We wanted to get an idea for other sales. According to PSA, a PSA 7 Honus Wagner sold on 8/11/2006 for $40,825.00 through Memory Lane. That is the same PSA certification, so it is the same card up for grabs now. PSA shows 4 of the E300 Ty Cobb sales that it has recognized in the past 20 years:

  • 12/8/2018 PSA 4 for $40,507.50 via Goldin Auctions
  • 3/31/2017 PSA 4 for $29,110.80 via Goodwin and Co. Auctions
  • 4/15/2015 PSA 5 for $36,000.00 via Robert Edward Auctions
  • 8/11/2006 PSA 6 for $23,552.00 via Memory Lane, Inc.

Heritage gave a detailed description of how Gary Dean Simpson acquired the cards in the town Mineral Wells, Texas years ago through an antique shop owner. Simpson is said to have enlisted researchers in Chicago and St. Louis to do some background work and he gave a detailed description of Plow’s owner and of the doomed company’s history. Edward Plows was a New York native who moved to Chicago in the early 1870s and became involved with Chicago’s elite. That report said:

He was a mercurial, mysterious and “bombastic” figure, Simpson says, disappearing for long stretches of time (due to “marital affairs and financial shenanigans,” Simpson says) yet still present enough to create candy parlors more like palaces for Chicago socialites.

By 1904 Plows was sponsoring the World’s Fair in St. Louis, where he opened a candy factory and store in 1890. But Edward Plows only lived until 1906, dying at the age of 51 due to illness. The business fell to his wife, Sallie, who oversaw operations in Chicago and St. Louis (by then, home of the flagship) and helped the company turn a modest profit until bankruptcy came for the chocolatier in 1912.

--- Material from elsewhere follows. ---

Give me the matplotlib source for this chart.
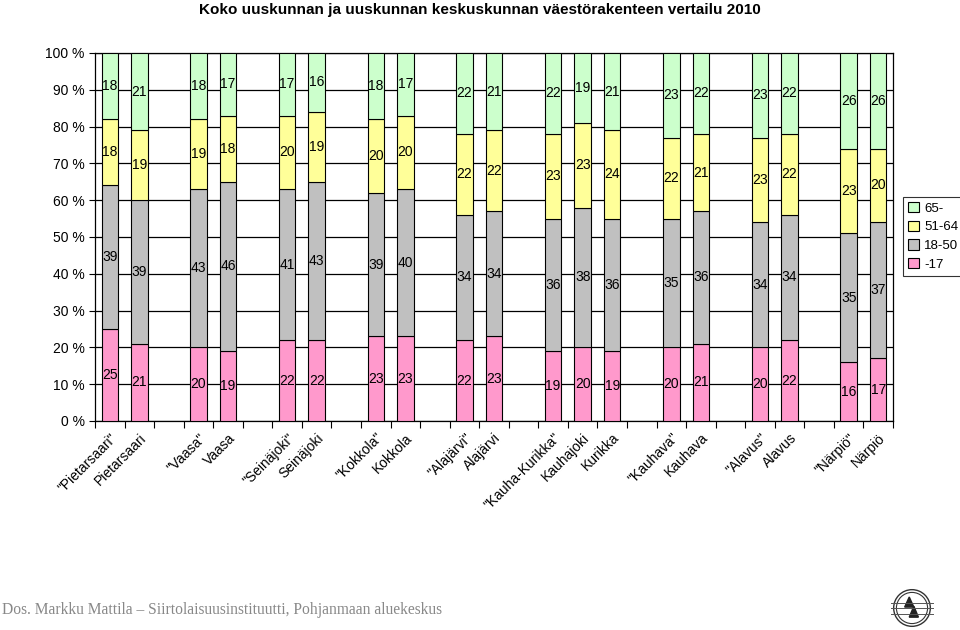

Simpson also discovered how much the cards cost to make, which may also indicate that the company’s premium products may have been too selective or too above-market. The cards were shown to cost $0.52 to make back then and the box of chocolates sold by Plow’s cost only $0.05 at the time. That means these inserts were essentially the so-called “Golden Ticket” cards of that time. Heritage also noted that these were no common playthings jammed into product boxes — rather high-quality premiums hand-delivered to the affluent Plows clientele.

Some scarce items seem to go above and beyond in the scarcity department. What happens when the scarcity is featured this deeply with names like Ty Cobb and Honus Wagner is up to you to imagine, but the end results is that these cards look like they are about to shatter new records in the department of scarce cards.